2 Working interest reserves before the calculation for royalties and before the consideration of royalty interest reserves.
Reserves estimates are based on the Company’s internal evaluation of what it estimates could be booked at June 30, 2016. The reserves were prepared in accordance with the Canadian Oil and Gas Evaluation Handbook by a member of Tamarack’s management who is a qualified reserves evaluator in accordance with National Instrument 51-101 – Standards of Disclosure for Oil and Gas Activities. Reserve values are based on GLJ December 31, 2015 engineering pricing.
3 The reserve life index (“RLI”) is calculated by dividing P+P reserves estimated at June 30, 2016 with estimated production at closing.

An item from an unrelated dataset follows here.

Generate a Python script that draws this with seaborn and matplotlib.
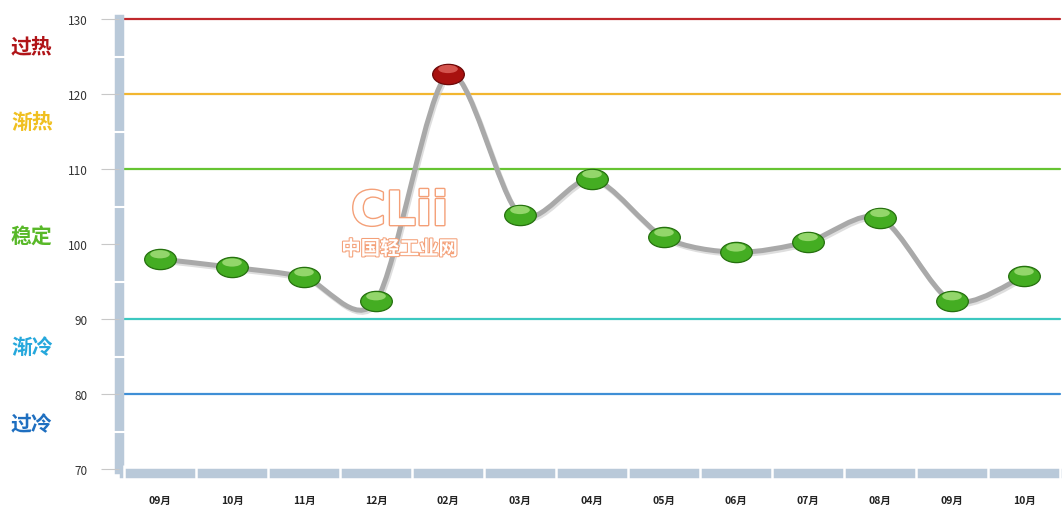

4 Operating netback does not have any standard meaning prescribed by IFRS and therefore may not be comparable with the calculation of similar measures for other entities. Operating netback equals total petroleum and natural gas sales less royalties and operating costs calculated on a boe basis. Tamarack considers operating netback as an important measure to evaluate its operational performance as it demonstrates its field level profitability relative to current commodity prices. The estimated operating netback was derived using the Company’s H2/2016 commodity price forecast of $59.75/bbl for Edmonton Par price and $2.20/GJ for AECO.
5 Cash flow multiple is calculated by dividing the purchase price by an estimate of funds from operations from the acquired asset on a run rate basis using the estimated production rate at closing. The estimated operating netback was derived using the Company’s H2/2016 commodity price forecast of $59.75/bbl for Edmonton Par price and $2.20/GJ for AECO.
Tamarack Valley revises guidance up
Because of the increased value of oil since the start of the year, and the added production the company expects from the acquisition today, TVE has increased its guidance for 2016. The company announced today that:
- Capital expenditure budget increased to between $45-$53 million (excluding the cost of the Acquisitions) from $40-57 million while continuing to invest within cash flow;
- Average estimated 2016 annual production guidance increased to between 9,700-10,000 boe/d (approximately 53-57% oil & NGLs);
- 2016 exit production rate increased to approximately 11,000 boe/d (approximately 53-57% oil & NGLs); and
- Assumes: 2016 WTI average $44/bbl – $47/bbl USD, 2016 Edmonton par price average $52/bbl – $56/bbl, 2016 AECO average $1.80/GJ to $2.00/GJ, Canadian/US dollar exchange rate range of $0.77 to $0.78.